Cómplices

Jueves, 15 de mayo de 2012


Algunas veces tengo la impresión de que lo mejor que puedo hacer es declararme en fuga. En fuga de mí mismo, en fuga de este mundo que se agita en una feroz danza macabra, sin ritmo, ajena, distante a cualquier definición que esté próxima al concepto de armonía.
Mires donde mires, vayas donde vayas, hay un vendaval de violencia, enfrentamiento, desconfianza, ocultamiento, engaño, opacidades y veladuras varias, a veces incluso siniestras o interesadas.

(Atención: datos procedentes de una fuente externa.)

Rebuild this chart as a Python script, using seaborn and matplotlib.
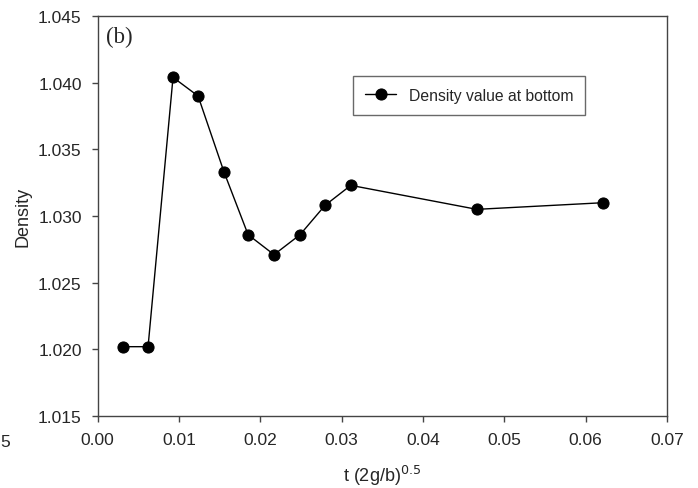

Se aproxima otra guerra, una más, la que los jinetes del mal absoluto necesitan cada década —año arriba o abajo—. El dolor de la amputación de un miembro se pretende aliviar con una tirita o dos, como mucho. Cuando una ley se torna humana, los lobos arremeten con sus colmillos hambrientos dispuestos a seccionar yugulares para que se desangren. Otras leyes siguen siendo igual de inhumanas, inextricables y surrealistas para beneficio de los monstruos que dirigen y mandan. La educación se pone en manos de instructores y se impide que la sabiduría de los maestros se encargue de nuestros hijos. Las escuelas son aparcamientos infantiles para formar autómatas, no seres humanos. La irracionalidad de la religión prostituirá el vuelo de lo espiritual y nos tornará borregos baladores y aplaudidores. En poco tiempo sólo llegarán a viejos quienes puedan pagar tasas, tratamientos oncológicos o de otro tipo, intervenciones quirúrgicas… La parte positiva es que el estado se ahorrará pensiones, residencias geriátricas, gasto farmacéutico. Los ciudadanos seremos sombras de los seres libres que un día estuvimos algo más cerca de ser. Pero contaremos en las redes las veces que vamos al baño, y seremos felices, porque nuestros seguidores serán eco del viaje y sus efectos.
¿Qué soy pesimista?
Si viviera en un huerto retirado, afanado en sus frutos, leyendo a los sabios que en el mundo han sido, creería que hay salvación. Nos acercamos paso a paso al Gran Hermano presentido por Orwell. Erró en la fecha, quizá porque era más pesimista que yo mismo. Lo mismo tengo suerte y no veo el final del proceso de deshumanización en el que con tanto afán nos introducen. Pero hasta eso ya lo dudo.
Pretendo entregar esperanza, pero mis ojos son incapaces de ver amaneceres por ninguna parte. Acaso la única esperanza sea desvelar la inminencia de la llegada del mundo feliz de A. Huxley, otro visionario, otro optimista informado. Un mundo en que la diferencia entre un ser humano y una máquina, consiste sólo en la temperatura interna de la maquinaria.